Requirements: Exactly as written, retype the listing below, omitting the pictures.

Stored data:
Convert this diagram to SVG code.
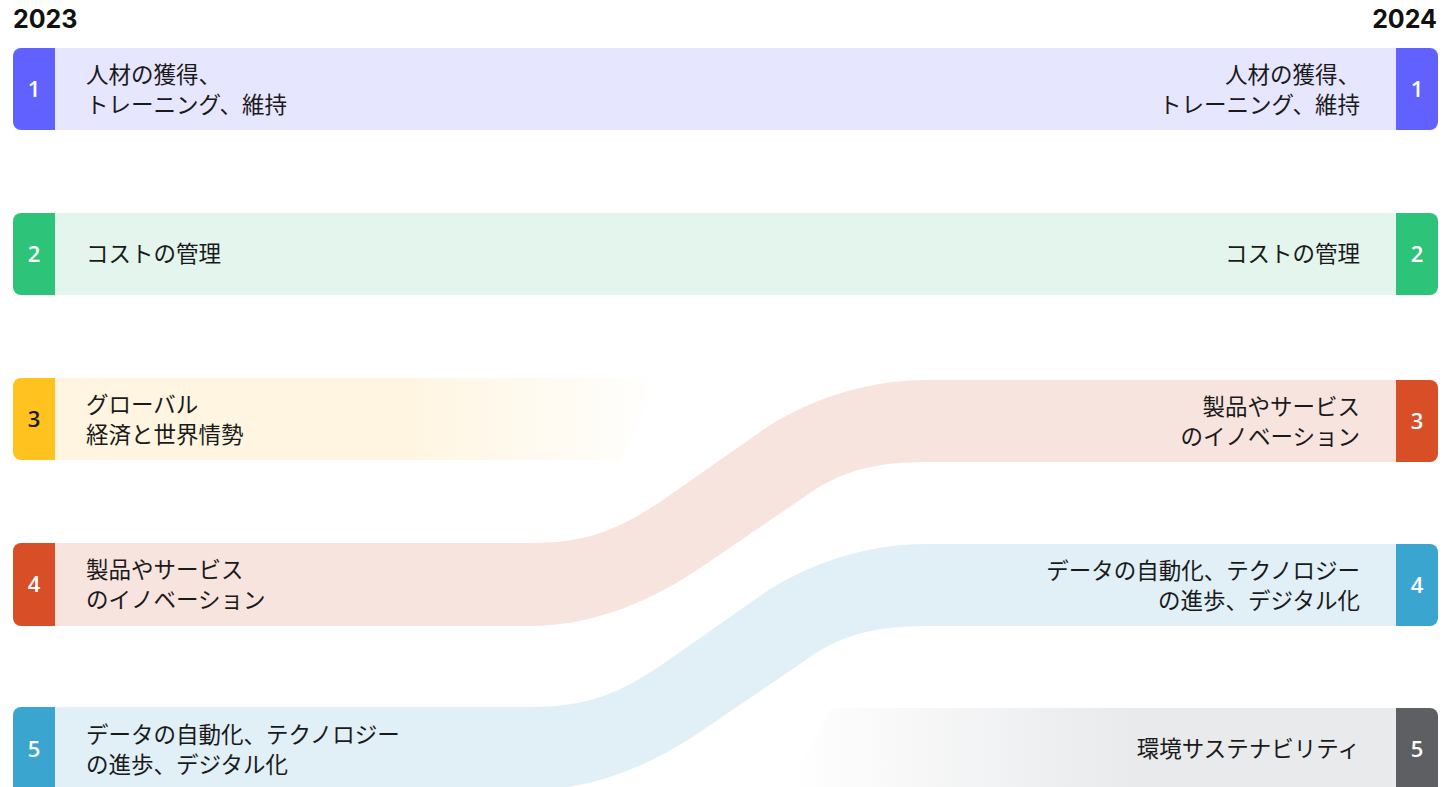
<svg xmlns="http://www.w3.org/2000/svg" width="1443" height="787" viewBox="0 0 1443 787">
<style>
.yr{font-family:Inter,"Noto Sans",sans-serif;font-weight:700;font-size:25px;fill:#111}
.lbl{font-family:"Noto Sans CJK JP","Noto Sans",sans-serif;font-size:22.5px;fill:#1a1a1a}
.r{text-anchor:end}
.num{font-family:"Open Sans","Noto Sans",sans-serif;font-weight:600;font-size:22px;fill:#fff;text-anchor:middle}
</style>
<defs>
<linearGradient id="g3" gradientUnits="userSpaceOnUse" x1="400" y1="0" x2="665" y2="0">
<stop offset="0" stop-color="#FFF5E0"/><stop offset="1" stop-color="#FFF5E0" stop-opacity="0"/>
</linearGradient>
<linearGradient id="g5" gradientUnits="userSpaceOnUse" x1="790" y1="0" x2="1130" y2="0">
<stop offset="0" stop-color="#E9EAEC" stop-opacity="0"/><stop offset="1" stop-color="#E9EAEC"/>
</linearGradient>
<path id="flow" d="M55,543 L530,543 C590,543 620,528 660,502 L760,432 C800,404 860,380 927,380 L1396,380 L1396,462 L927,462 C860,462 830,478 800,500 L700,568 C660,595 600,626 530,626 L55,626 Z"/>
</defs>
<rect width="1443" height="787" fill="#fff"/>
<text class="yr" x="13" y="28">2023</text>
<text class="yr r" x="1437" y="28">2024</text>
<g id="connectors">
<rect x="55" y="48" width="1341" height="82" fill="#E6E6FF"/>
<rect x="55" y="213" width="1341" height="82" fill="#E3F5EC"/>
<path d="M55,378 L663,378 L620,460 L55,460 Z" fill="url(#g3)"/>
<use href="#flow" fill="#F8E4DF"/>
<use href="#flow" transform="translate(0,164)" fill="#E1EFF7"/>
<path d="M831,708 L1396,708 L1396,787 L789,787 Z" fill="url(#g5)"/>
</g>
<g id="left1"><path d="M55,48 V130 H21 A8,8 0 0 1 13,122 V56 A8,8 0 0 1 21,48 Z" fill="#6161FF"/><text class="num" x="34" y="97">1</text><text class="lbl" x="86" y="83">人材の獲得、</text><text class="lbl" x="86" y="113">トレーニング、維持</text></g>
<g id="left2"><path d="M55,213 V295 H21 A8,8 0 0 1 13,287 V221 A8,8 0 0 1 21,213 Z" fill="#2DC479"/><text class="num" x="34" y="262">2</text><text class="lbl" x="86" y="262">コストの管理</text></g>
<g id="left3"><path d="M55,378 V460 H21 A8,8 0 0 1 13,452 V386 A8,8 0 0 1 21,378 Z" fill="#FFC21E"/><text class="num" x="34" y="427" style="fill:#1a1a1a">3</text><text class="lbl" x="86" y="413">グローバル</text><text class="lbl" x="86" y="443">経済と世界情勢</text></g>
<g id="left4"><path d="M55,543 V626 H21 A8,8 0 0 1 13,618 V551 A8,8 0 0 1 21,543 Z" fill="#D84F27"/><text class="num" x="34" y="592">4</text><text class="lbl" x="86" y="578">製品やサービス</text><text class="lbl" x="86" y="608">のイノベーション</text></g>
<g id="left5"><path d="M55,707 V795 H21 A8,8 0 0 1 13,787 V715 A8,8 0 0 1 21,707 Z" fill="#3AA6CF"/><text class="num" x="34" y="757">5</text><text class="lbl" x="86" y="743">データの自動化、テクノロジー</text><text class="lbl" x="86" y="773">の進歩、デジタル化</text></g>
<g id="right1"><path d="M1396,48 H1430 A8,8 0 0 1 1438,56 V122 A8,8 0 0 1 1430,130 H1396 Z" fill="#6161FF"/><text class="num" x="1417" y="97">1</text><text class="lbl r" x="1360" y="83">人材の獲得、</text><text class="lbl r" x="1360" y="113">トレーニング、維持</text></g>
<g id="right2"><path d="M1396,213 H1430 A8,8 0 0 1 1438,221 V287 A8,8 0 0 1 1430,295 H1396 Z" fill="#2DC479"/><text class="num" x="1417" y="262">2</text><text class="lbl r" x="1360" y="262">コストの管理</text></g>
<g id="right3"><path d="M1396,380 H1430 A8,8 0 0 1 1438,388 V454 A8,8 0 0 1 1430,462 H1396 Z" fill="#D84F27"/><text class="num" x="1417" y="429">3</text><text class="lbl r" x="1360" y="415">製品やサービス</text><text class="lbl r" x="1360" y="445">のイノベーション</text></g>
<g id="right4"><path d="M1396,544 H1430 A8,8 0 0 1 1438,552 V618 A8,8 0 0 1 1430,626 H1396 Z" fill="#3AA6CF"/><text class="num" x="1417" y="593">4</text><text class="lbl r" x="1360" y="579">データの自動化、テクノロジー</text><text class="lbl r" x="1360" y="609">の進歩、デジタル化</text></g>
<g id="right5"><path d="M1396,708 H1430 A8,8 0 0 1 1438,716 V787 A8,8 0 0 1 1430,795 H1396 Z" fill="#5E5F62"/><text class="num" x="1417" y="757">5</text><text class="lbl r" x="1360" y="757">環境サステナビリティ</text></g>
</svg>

Written solution:
Convert this diagram to SVG code.
<svg xmlns="http://www.w3.org/2000/svg" width="1443" height="787" viewBox="0 0 1443 787">
<style>
.yr{font-family:Inter,"Noto Sans",sans-serif;font-weight:700;font-size:25px;fill:#111}
.lbl{font-family:"Noto Sans CJK JP","Noto Sans",sans-serif;font-size:22.5px;fill:#1a1a1a}
.r{text-anchor:end}
.num{font-family:"Open Sans","Noto Sans",sans-serif;font-weight:600;font-size:22px;fill:#fff;text-anchor:middle}
</style>
<defs>
<linearGradient id="g3" gradientUnits="userSpaceOnUse" x1="400" y1="0" x2="665" y2="0">
<stop offset="0" stop-color="#FFF5E0"/><stop offset="1" stop-color="#FFF5E0" stop-opacity="0"/>
</linearGradient>
<linearGradient id="g5" gradientUnits="userSpaceOnUse" x1="790" y1="0" x2="1130" y2="0">
<stop offset="0" stop-color="#E9EAEC" stop-opacity="0"/><stop offset="1" stop-color="#E9EAEC"/>
</linearGradient>
<path id="flow" d="M55,543 L530,543 C590,543 620,528 660,502 L760,432 C800,404 860,380 927,380 L1396,380 L1396,462 L927,462 C860,462 830,478 800,500 L700,568 C660,595 600,626 530,626 L55,626 Z"/>
</defs>
<rect width="1443" height="787" fill="#fff"/>
<text class="yr" x="13" y="28">2023</text>
<text class="yr r" x="1437" y="28">2024</text>
<g id="connectors">
<rect x="55" y="48" width="1341" height="82" fill="#E6E6FF"/>
<rect x="55" y="213" width="1341" height="82" fill="#E3F5EC"/>
<path d="M55,378 L663,378 L620,460 L55,460 Z" fill="url(#g3)"/>
<use href="#flow" fill="#F8E4DF"/>
<use href="#flow" transform="translate(0,164)" fill="#E1EFF7"/>
<path d="M831,708 L1396,708 L1396,787 L789,787 Z" fill="url(#g5)"/>
</g>
<g id="left1"><path d="M55,48 V130 H21 A8,8 0 0 1 13,122 V56 A8,8 0 0 1 21,48 Z" fill="#6161FF"/><text class="num" x="34" y="97">1</text><text class="lbl" x="86" y="83">人材の獲得、</text><text class="lbl" x="86" y="113">トレーニング、維持</text></g>
<g id="left2"><path d="M55,213 V295 H21 A8,8 0 0 1 13,287 V221 A8,8 0 0 1 21,213 Z" fill="#2DC479"/><text class="num" x="34" y="262">2</text><text class="lbl" x="86" y="262">コストの管理</text></g>
<g id="left3"><path d="M55,378 V460 H21 A8,8 0 0 1 13,452 V386 A8,8 0 0 1 21,378 Z" fill="#FFC21E"/><text class="num" x="34" y="427" style="fill:#1a1a1a">3</text><text class="lbl" x="86" y="413">グローバル</text><text class="lbl" x="86" y="443">経済と世界情勢</text></g>
<g id="left4"><path d="M55,543 V626 H21 A8,8 0 0 1 13,618 V551 A8,8 0 0 1 21,543 Z" fill="#D84F27"/><text class="num" x="34" y="592">4</text><text class="lbl" x="86" y="578">製品やサービス</text><text class="lbl" x="86" y="608">のイノベーション</text></g>
<g id="left5"><path d="M55,707 V795 H21 A8,8 0 0 1 13,787 V715 A8,8 0 0 1 21,707 Z" fill="#3AA6CF"/><text class="num" x="34" y="757">5</text><text class="lbl" x="86" y="743">データの自動化、テクノロジー</text><text class="lbl" x="86" y="773">の進歩、デジタル化</text></g>
<g id="right1"><path d="M1396,48 H1430 A8,8 0 0 1 1438,56 V122 A8,8 0 0 1 1430,130 H1396 Z" fill="#6161FF"/><text class="num" x="1417" y="97">1</text><text class="lbl r" x="1360" y="83">人材の獲得、</text><text class="lbl r" x="1360" y="113">トレーニング、維持</text></g>
<g id="right2"><path d="M1396,213 H1430 A8,8 0 0 1 1438,221 V287 A8,8 0 0 1 1430,295 H1396 Z" fill="#2DC479"/><text class="num" x="1417" y="262">2</text><text class="lbl r" x="1360" y="262">コストの管理</text></g>
<g id="right3"><path d="M1396,380 H1430 A8,8 0 0 1 1438,388 V454 A8,8 0 0 1 1430,462 H1396 Z" fill="#D84F27"/><text class="num" x="1417" y="429">3</text><text class="lbl r" x="1360" y="415">製品やサービス</text><text class="lbl r" x="1360" y="445">のイノベーション</text></g>
<g id="right4"><path d="M1396,544 H1430 A8,8 0 0 1 1438,552 V618 A8,8 0 0 1 1430,626 H1396 Z" fill="#3AA6CF"/><text class="num" x="1417" y="593">4</text><text class="lbl r" x="1360" y="579">データの自動化、テクノロジー</text><text class="lbl r" x="1360" y="609">の進歩、デジタル化</text></g>
<g id="right5"><path d="M1396,708 H1430 A8,8 0 0 1 1438,716 V787 A8,8 0 0 1 1430,795 H1396 Z" fill="#5E5F62"/><text class="num" x="1417" y="757">5</text><text class="lbl r" x="1360" y="757">環境サステナビリティ</text></g>
</svg>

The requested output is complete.